One of the many responsibilities of press agents is writing or editing speeches. These may be delivered by the press agent or a client representative. A press agent may be tasked with holding press conferences or issuing informational bulletins to media outlets. Press agents also present information to an organization's employees or shareholders, developing printed materials to be distributed at conferences or shareholder meetings.
A press agent can also be in charge of scheduling public appearances and lectures or creating events designed to promote a client, such as contests or product displays. Typical duties include responding to public inquiries about a client or working with advertising representatives to develop commercials and other advertisements.

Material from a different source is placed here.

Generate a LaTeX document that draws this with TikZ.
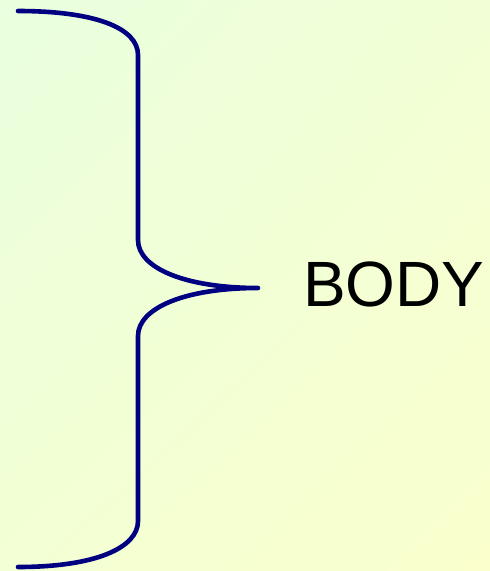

Press agents must be aware of the client's public image needs in order to develop the right public relations strategy. Related responsibilities include acquiring the appropriate knowledge of an industry, developing the proper technological or communication skills, and staying informed about cultural norms.
In May 2015, the U.S. Bureau of Labor Statistics (BLS) stated that the median annual salary earned by public relations specialists, including, press agents, was $56,770, while the average was $65,830. The middle half of specialists earned between $41,520 and $78,340 a year, per the BLS in May 2015.
The size or specific industry of the client organization can influence a press agent's earnings, as can geographical location. Areas with high concentrations of entertainment and advertising firms, government agencies, or corporate headquarters tend to have higher employment and wage rates. For example, in the Washington, D.C., metropolitan-area a public relations specialist's mean salary in 2015 was $96,090 a year. In the New York City/Jersey City metropolitan area, the mean was $74,830 annually, and in Los Angeles the mean was $73,050 a year, per the BLS.
Press agents need to understand how information affects public perception and ensure that the appropriate information is released in press statements or speeches that they provide to their client or present themselves on behalf of the company or organization. Having a bachelor's degree in a relevant field is a common requirement, but press agents also need to develop their public speaking skills as well as their abilities to develop promotional strategies and write a variety of public relations materials.